Mother’s Day 2019

Mother’s Day is tomorrow.  My Mother is gone. She died December 10th of the same year my Dad died, which was 2010.  Nine years this year.  I miss them both and think about them pretty much every day. Last night I even dreamed of them both.

It was actually a dream in which we were all sitting around a large table having a meal together.  I can’t remember everyone who was there, but I know Mom and Dad were there, Grandma Stewart was there, my Granny Bowers, and my wife.  Maybe it was because I had been thinking about Mother’s day, and about them and many other things in the past right before I went to sleep.  Maybe it’s something else….I don’t know.

I spend a lot of time thinking about the past these days.  I know we should live for the day and in the day, but when your my age, you have a lot more “past” then you do “future” so I suppose it’s natural to spend a little more time there.

I know tomorrow is a “holiday” which has been set aside to honor our Mothers…and our wives who are the Mother’s of our children, but really shouldn’t we do that every day?
I certainly love the Mother of my children every day. Paula Neurauter Bowers and I will have been married 50 years next month on June 14th, and for 49 of those years she has been a Mother….every day.  Our first daughter only lived two days, but Paula held her and loved her, ever so briefly in her short life.  There was a bond formed between Mother and daughter that did not die, and never can.

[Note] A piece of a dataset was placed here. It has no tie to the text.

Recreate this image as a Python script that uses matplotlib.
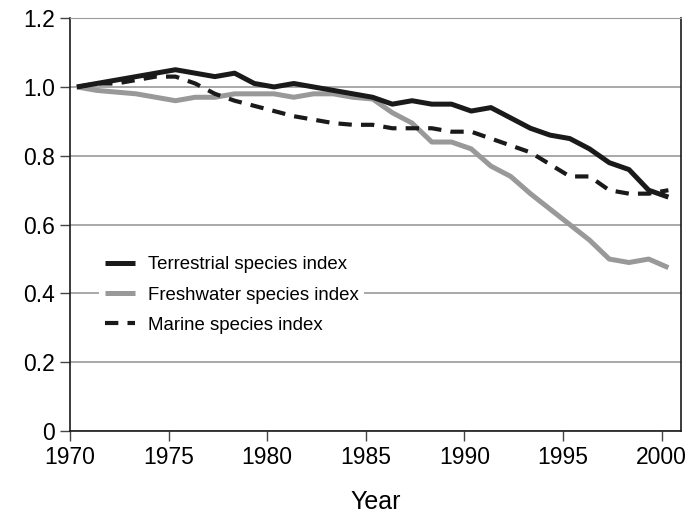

We’ve been very lucky since then.  We’ve got three great children in Kirsten, Ted, and Matt, and all of their spouses. They have helped us and loved us a lot.

Paula’s been a Grandmother since 1990, and since 2011 has been constantly in care of our youngest grandchildren.  First Eli and Rue, and now Evie and Ellie.  Before that there was Jessy and Auttie, Tyler and Chelsea,  and Olivia Lynn.  We didn’t keep them full time, but we loved them full time and still do…..Paula has more love in her heart for her “little ones” then they could ever know.  (Also her two “doggie” children Hoosi and Daisy) Today we spent some time with Ted and Mel and Eli and our great granddaughter Oakley.  It was very nice.

I respect Paula more than I do anybody for being the Mother and Nana she has been. I think I have told her that on some other days besides just on Mother’s day. I haven’t told her enough…I never could if I tried.

Mother’s day seems to be getting more and more commercial every year like a lot of other holidays. They shame you if you don’t go to Jared’s or Kays and buy her a diamond. I think a lot of Mother’s would as soon to have something their kids made them, than something bought. A crudely colored card with a scribbled “I love you”

My Mom, Evia Bowers.. kept a cutting board I made for her in Vacation bible school when I was eight.  It said “Mother” I think I still have it somewhere around the house. She never used it, just kept it propped up in the kitchen. Guess it’s sort of like the little squiggly drawings I keep that the kids and grandchildren did when they were tiny and gave them to us as presents. We still get them. Mom got a cutting board, but she never lost it.

My Mom was a person who had many problems and privations during her lifetime. She was beset by mental illness in 1960, and battled it off and on for the rest of her life. She was thirty years old that year, and she lived to be almost 81. That’s a long battle. It’s one most people would have given up on, and I witnessed the days that Mom would have given up if she had not had that spark of love in her for her family. That tiny spark which we could nurture and eventually bring her back to us for a period of time….many times for years and years. She was a sweet, loving lady during the “good” times. She loved to cook, took up crocheting, and watched her soaps every day with Daddy.  She was terribly sick the last few years of her life, with diabetes and a detiorating nervous system. She had to have a pacemaker. There were some very bad days. Wearing and wearying days. Days in which I wish I could have done more, would have done more. My regrets are many.

Yet, when I think of her now, I think of her as a young woman. I think of the smell of clean bleached sheets hanging on the clothes line when I was four. I think of the backbreaking work she did filling battreys in the mill on the second shift for years, because we needed the money, and so she could save some money. I think of the trips with her and Daddy to Myrtle beach, and the “frozen yoga” I think of the Italian Cream cake for my birthday. I think of the deep love she had for her own Mother, and the twice a month trips to the Blue Ridge nursing home that she and Daddy took, to take Granny out to eat. I think of how much she really did love my brother Mike and me, and also all her precious grandchildren, the five of them. Yes, I indeed have all of those, and many more, good memories to sustain me, and to which I cling on many days, especially on Mother’s Day.

So, on this Mother’s Day tommorow, show your Mother some love if she’s still with you. Hugs, kisses, and thank you’s…and oh some flowers too if you just gotta! Tell someone who is not a physical Mother, but who has been significant in your life, you love them and you are taking time on this Mother’s day to let them know how much you appreciate them.

I’ll be thinking of my Mom, and I’ll be with my wife.

And lastly Dad…I miss you every day old buddy!